In fact, in the decision Blakely v. Washington handed down last week, a five-member majority of the high court endorsed the view that a judge, as "a lone employee of the state," did not have enough constitutional standing to add extra years to a criminal sentence unless the factors used for that additional punishment had been found valid by a jury "beyond a reasonable doubt."

The case involved a man who had kidnapped his estranged wife and was given an extra 37 months in prison by a Washington State judge who found he had acted with "deliberate cruelty."

This Supreme Court ruling, while placing a greater burden on many state governments and possibly upending the 1984 sentencing guidelines for federal judges, nonetheless asserts that the Sixth Amendment's guarantee of a right to a jury trial should not be eroded for practical reasons. (See story, page 2).

"Our decision cannot turn on whether or to what degree trial by jury impairs the efficiency or fairness of criminal justice," wrote Justice Antonin Scalia, for the majority (which included both conservatives and liberals).

Indeed, trial by jury is guaranteed three times in the Constitution and Bill of Rights.

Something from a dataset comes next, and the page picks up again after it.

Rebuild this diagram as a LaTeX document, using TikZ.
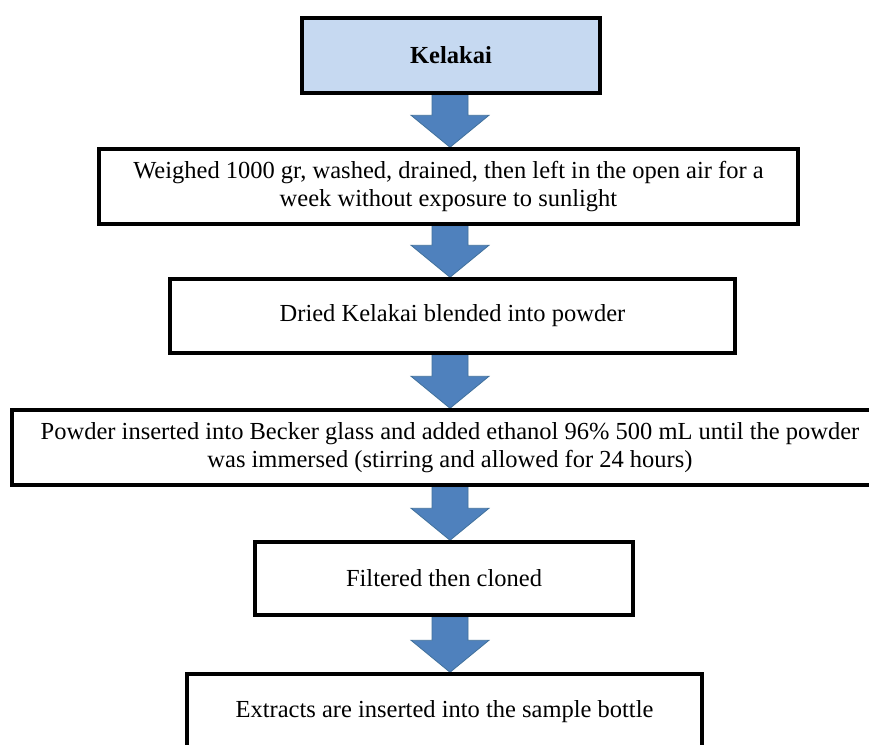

Juries are the only political institution in which citizens directly exercise governmental power, and serve as a way to prevent abuse of law by those who are appointed or elected to office.

The Founders wanted juries to bring community sentiments to the rule of law and to mediate between defendants, prosecutors, police, and judges. That French observer of 19th-century America, Alexis de Tocqueville, noted "the jury is both the most effective way of establishing the people's rule and the most efficient way of teaching them how to rule."

More than a million Americans serve as jurors each year. The court's ruling helps restore some of the power of juries that has been whittled away over the decades by judges and legislators. This egalitarian institution must be preserved as a system that instills both a sense of duty and freedom among citizens, and fairness to defendants.